Costigan sprang to his feet, but before he could launch his intended attack a vast tunnel appeared beside him—something had gone through the entire width of the liner, cutting effortlessly a smooth cylinder of emptiness. Air rushed in to fill the vacuum, and the three visitors felt themselves seized by invisible forces and drawn into the tunnel. Through it they floated, up to and over buildings, finally slanting downward toward the door of a great high-towered structure. Doors opened before them and closed behind them, until at last they stood upright in a room which was evidently the office of a busy executive. They faced a desk which, in addition to the usual equipment of the business man, carried also a bewilderingly complete switchboard and instrument panel.

Seated impassively at the desk there was a gray man. Not only was he dressed entirely in gray, but his heavy hair was gray, his eyes were gray, and even his tanned skin seemed to give the impression of grayness in disguise. His overwhelming personality radiated an aura of grayness—not the gentle gray of the dove, but the resistless, driving gray of the super-dreadnought; the hard, inflexible, brittle gray of the fracture of high-carbon steel.

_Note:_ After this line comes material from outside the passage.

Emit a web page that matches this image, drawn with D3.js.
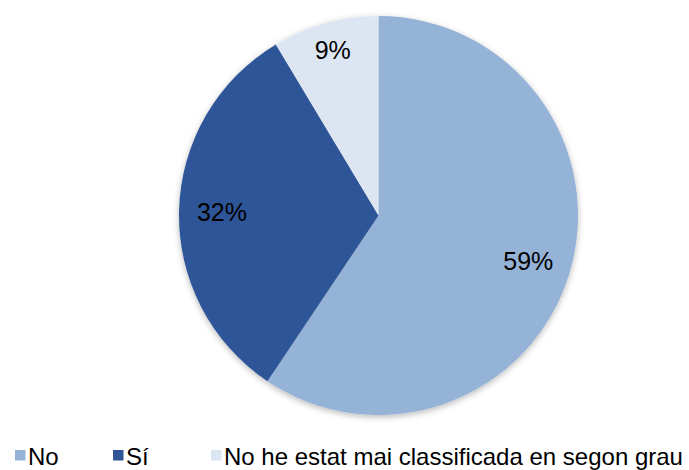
<!DOCTYPE html>
<meta charset="utf-8">
<style>
  body { margin: 0; background: #fff; }
  svg { display: block; }
  .lbl { font-family: Arial, 'Liberation Sans', sans-serif; font-size: 25px; fill: #000; }
  .legend text { font-family: Arial, 'Liberation Sans', sans-serif; font-size: 24px; fill: #000; }
</style>
<body>
<script src="https://d3js.org/d3.v7.min.js"></script>
<script>

var width = 689,
    height = 470;

// values (share of answers, %)
var categories = ["No", "Sí", "No he estat mai classificada en segon grau"];
var shares = [59.4, 32.0, 8.6];
var colors = ["#95B3D7", "#2F5597", "#DCE6F2"];

var cx = 378.5, cy = 215.5, r = 199.5;

var data = categories.map(function(c, i) { return {name: c, value: shares[i], color: colors[i]}; });

var svg = d3.select("body").append("svg")
    .attr("width", width)
    .attr("height", height);

var defs = svg.append("defs");
var f = defs.append("filter")
    .attr("id", "shadow")
    .attr("x", "-20%").attr("y", "-20%")
    .attr("width", "140%").attr("height", "140%");
f.append("feDropShadow")
    .attr("dx", 0).attr("dy", 2)
    .attr("stdDeviation", 3)
    .attr("flood-color", "#000")
    .attr("flood-opacity", 0.28);

var pie = d3.pie()
    .sort(null)
    .value(function(d) { return d.value; });

var arc = d3.arc().innerRadius(0).outerRadius(r);

var arcs = pie(data);

var g = svg.append("g")
    .attr("transform", "translate(" + cx + "," + cy + ")");

g.append("g")
    .attr("filter", "url(#shadow)")
  .selectAll("path")
    .data(arcs)
  .enter().append("path")
    .attr("d", arc)
    .attr("fill", function(d) { return d.data.color; });

// small slices get their label pushed further out, like Excel's best fit
function labelArc(d) {
  var k = (d.endAngle - d.startAngle) < 0.6 ? 0.86 : 0.785;
  return d3.arc().innerRadius(r * k).outerRadius(r * k);
}

var fs = 25;
g.append("g")
  .selectAll("text")
    .data(arcs)
  .enter().append("text")
    .attr("class", "lbl")
    .attr("text-anchor", "middle")
    .attr("x", function(d) { return labelArc(d).centroid(d)[0]; })
    .attr("y", function(d) { return labelArc(d).centroid(d)[1] + fs * 0.358; })
    .text(function(d) { return Math.round(d.data.value) + "%"; });

// legend along the bottom edge, equal-width slots like Excel
var slot = 98;
var legend = svg.append("g").attr("class", "legend");
var items = legend.selectAll("g")
    .data(data)
  .enter().append("g")
    .attr("transform", function(d, i) { return "translate(" + (15 + i * slot) + ",0)"; });

items.append("rect")
    .attr("x", 0)
    .attr("y", 450)
    .attr("width", 10.5)
    .attr("height", 10.5)
    .attr("fill", function(d) { return d.color; });

items.append("text")
    .attr("x", 13)
    .attr("y", 465)
    .text(function(d) { return d.name; });

</script>
</body>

"Captain Bradley, First Officer Costigan, Miss Marsden," the man spoke quietly, but crisply. "I had not intended you two men to live so long. That is a detail, however, which we will pass by for the moment. You may remove your suits."

Neither officer moved, but both stared back at the speaker, unflinchingly.

"I am not accustomed to repeating instructions," the man at the desk continued; voice still low and level, but instinct with deadly menace. "You may choose between removing those suits and dying in them, here and now."